By Chuck Donovan and Tara Sander Lee
In today’s America, political controversy rages over when—or whether—legal protections should begin for children in the womb. The arguments are intense, and tend to focus on milestone events in fetal development, like the onset of the child’s brainwaves, heartbeat, or capacity to feel pain. At the same time, however, developments in fetology and prenatal medicine are pressing strongly for recognition of the baby as a patient in his or her own right ever earlier in pregnancy.
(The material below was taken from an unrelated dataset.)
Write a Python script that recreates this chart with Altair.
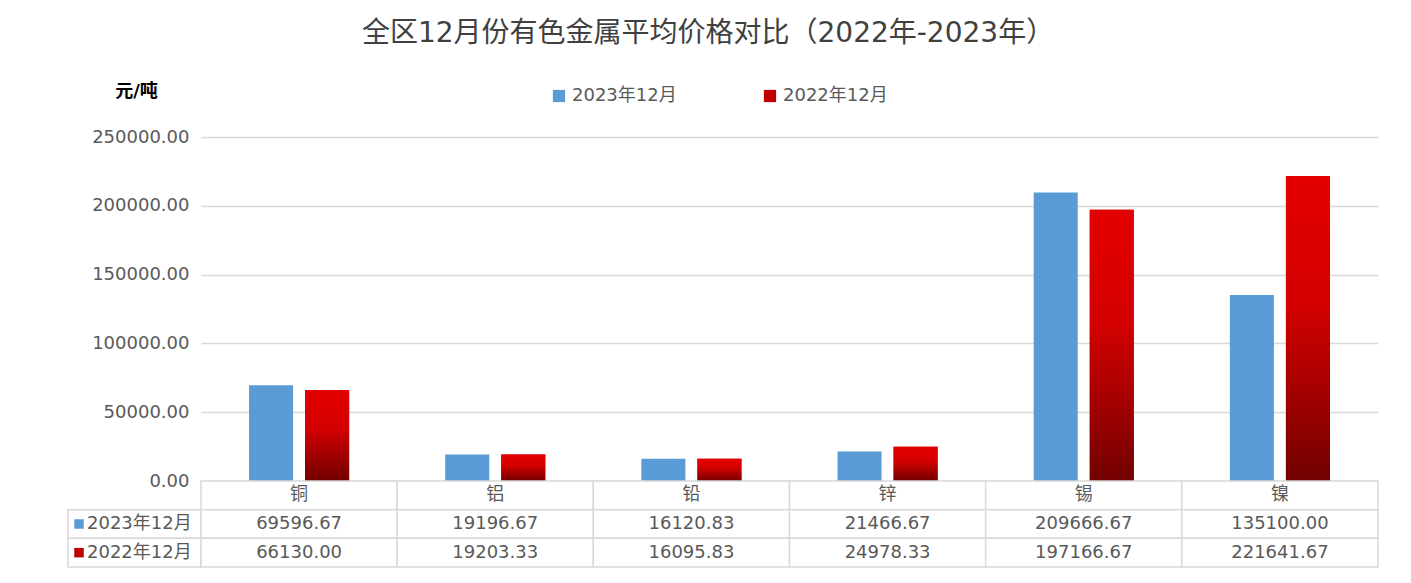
import altair as alt
import pandas as pd

metals = ["铜", "铝", "铅", "锌", "锡", "镍"]
series = ["2023年12月", "2022年12月"]
v2023 = [69596.67, 19196.67, 16120.83, 21466.67, 209666.67, 135100.00]
v2022 = [66130.00, 19203.33, 16095.83, 24978.33, 197166.67, 221641.67]
y_ticks = [0, 50000, 100000, 150000, 200000, 250000]
colors = ["#5b9bd5", "#c00000"]

FONT = "DejaVu Sans, Noto Sans CJK SC"
GRID = "#d9d9d9"
TXT = "#595959"

rows = []
for s, vals in zip(series, [v2023, v2022]):
    for m, v in zip(metals, vals):
        rows.append({"metal": m, "series": s, "value": v, "label": f"{v:.2f}"})
df = pd.DataFrame(rows)

hdr = pd.DataFrame({"metal": metals, "series": ["hdr"] * len(metals), "label": metals})
table_df = pd.concat([hdr, df[["metal", "series", "label"]]], ignore_index=True)
left_df = pd.DataFrame({"series": series})

W = 1177
x_enc = alt.X("metal:N", sort=metals, scale=alt.Scale(domain=metals, paddingInner=0, paddingOuter=0), axis=None)
xoff = alt.XOffset("series:N", scale=alt.Scale(domain=series, paddingInner=0.2143, paddingOuter=0.857))
y_enc = alt.Y(
    "value:Q",
    scale=alt.Scale(domain=[0, 250000]),
    axis=alt.Axis(
        values=y_ticks, format=".2f", title="元/吨", titleAngle=0, titleX=-65, titleY=-46,
        titleAlign="center", titleBaseline="middle", titleFontSize=18, titleFontWeight="bold",
        titleColor="#000000", labelFontSize=18, labelColor=TXT, labelPadding=12,
        ticks=False, domain=False, gridColor=GRID, gridWidth=1.5,
    ),
)

bars = alt.Chart(df).mark_bar().encode(
    x=x_enc, xOffset=xoff, y=y_enc,
    color=alt.Color(
        "series:N",
        scale=alt.Scale(domain=series, range=colors),
        legend=alt.Legend(
            title=None, orient="none", legendX=349, legendY=-50, direction="horizontal",
            symbolType="square", symbolSize=150, symbolStrokeWidth=0, labelFontSize=18,
            labelColor=TXT, labelOffset=4, columnPadding=84,
        ),
    ),
)

grad = alt.Gradient(
    gradient="linear",
    stops=[
        alt.GradientStop(color="#e30000", offset=0),
        alt.GradientStop(color="#d40000", offset=0.42),
        alt.GradientStop(color="#720000", offset=1),
    ],
    x1=0, x2=0, y1=0, y2=1,
)
red = alt.Chart(df).transform_filter(alt.datum.series == series[1]).mark_bar(color=grad).encode(
    x=x_enc, xOffset=xoff, y=y_enc,
)

top = alt.layer(bars, red).properties(width=W, height=344)

row_dom = ["hdr"] + series
ty = alt.Y("series:N", scale=alt.Scale(domain=row_dom, paddingInner=0, paddingOuter=0), axis=None)
tx = alt.X("metal:N", sort=metals, scale=alt.Scale(domain=metals, paddingInner=0, paddingOuter=0), axis=None)

cells = alt.Chart(table_df).mark_rect(fill="white", stroke=GRID, strokeWidth=1.5).encode(x=tx, y=ty)
cell_text = alt.Chart(table_df).mark_text(fontSize=18, color=TXT, baseline="middle").encode(
    x=tx, y=ty, text="label:N"
)
left_cells = alt.Chart(left_df).mark_rect(fill="white", stroke=GRID, strokeWidth=1.5).encode(
    x=alt.value(-133), x2=alt.value(0), y=ty
)
left_sym = alt.Chart(left_df).mark_point(shape="square", filled=True, size=90, opacity=1).encode(
    x=alt.value(-122), y=ty,
    color=alt.Color("series:N", scale=alt.Scale(domain=series, range=colors), legend=None),
)
left_text = alt.Chart(left_df).mark_text(fontSize=18, color=TXT, align="left", baseline="middle").encode(
    x=alt.value(-114), y=ty, text="series:N"
)
table = alt.layer(left_cells, cells, cell_text, left_sym, left_text).properties(width=W, height=86)

chart = alt.vconcat(top, table, spacing=0, bounds="flush").properties(
    title=alt.TitleParams(
        "全区12月份有色金属平均价格对比（2022年-2023年）",
        fontSize=28, fontWeight="normal", color="#404040", anchor="middle", offset=34, dx=-15,
    ),
    padding={"left": 59, "top": 12, "right": 5, "bottom": 5},
).resolve_scale(color="independent").configure(font=FONT).configure_view(stroke=None)

chart.save("out.html", embed_options={"renderer": "svg", "actions": False})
The march of science has proceeded in a life-affirming direction. Indeed, medical progress has not only pushed viability earlier in pregnancy, but delivered critical life-saving aid to children in utero before viability. Occasionally, this dazzling truth breaks into the headlines when a celebrity undergoes one of the extraordinary procedures now available to save children before they are born.
Such was recently the case with Kourtney Kardashian and her husband Travis Barker of Blink-182 fame. Multiple outlets reported last month that the couple resorted to emergency fetal surgery to save the life of their unborn baby (yes, that was the term the press used). Kardashian wrote after the harrowing experience that she had gained “a whole new understanding and respect for mamas who have had to fight for their babies while pregnant.”
Children in utero are being saved in ever-more dramatic fashion from an array of conditions that would have gravely harmed or killed them in the past. The question is no longer whether the developing human being is a patient in his or her own right, but whether that patient will be treated with tender and advanced care when in need, or brutally discarded.
A great deal can be done to aid babies in danger and treat them like any other patient. Say parents discover their developing child has a neural tube defect, such as spina bifida, a condition where the spinal column fails to close and the spine is exposed in a sac that protrudes through the body wall. It is legal in most of the U.S. to kill children with this condition. If the parents want, however, they can have fetal surgery done at one of dozens of children’s hospitals nationwide. Ultra-skilled physicians make an incision to access the baby. They remove the exposed sac and repair the spinal defect layer by layer, then close up the uterus and abdomen.
A congenital heart defect—fatal if left untreated—can also be delicately corrected before birth. With surgical precision, balloon dilation can be used to widen a severely narrowed aortic valve opening in a baby’s tiny heart in order to improve blood flow. Early intervention increases the chance that the child’s heart is better developed at birth, and in no need of further intervention.
In another procedure, fetal surgeons were able to repair a rare fatal blood vessel disorder called a “vein of Galen malformation” that was causing severe abnormal blood flow in one baby’s brain. This child had a very high risk of heart failure, severe brain injury, and even death if the doctors had waited and performed standard treatment after birth. Using tiny particles like soft platinum coils as medical devices to close a blood vessel and reduce blood flow in the brain, the surgeons successfully restored normal brain function in the child before birth.
Given these miraculous advances, a natural question arises: why should only some children receive such emergency and potentially life-saving care, while others are targeted for killing through the violence of abortion? Surgical tools and medical devices do not discriminate based on a patient’s age, sex, or race. Nor do they work any less efficiently when used on human beings inside the womb. Treatment must not be discriminatory. Every patient, regardless of demographics, whether they are “wanted” by their parents, or enjoy the fame factor, must receive the same attention and care.
The extent of this transformation of prenatal care should be better known. Today across the U.S. there are more than 80 hospitals that have successfully aided the survival of babies born at 22 weeks gestation. There are nearly 1,600 maternal-fetal medicine subspecialists in the United States. Fetal surgery for twin-to-twin transfusion syndrome has been successfully performed as early as 15 weeks gestation. These procedures, and the tools to identify the underlying conditions and ameliorate them, did not exist at the time Roe v. Wade was handed down in 1973.
Americans pride themselves on their compassion and fairness. We prize stories like Kardashian and Barker’s and identify with mamas who “fight for their babies.” We should not rest content with deadly discrimination against some of our most vulnerable children, especially when advancements in science have proven time and again that a child inside the womb is no different from those who are born—all are equal human beings worth saving.
Chuck Donovan is the President of the Charlotte Lozier Institute. Tara Sander Lee, Ph.D., is Vice President and Director of Life Sciences at the Institute.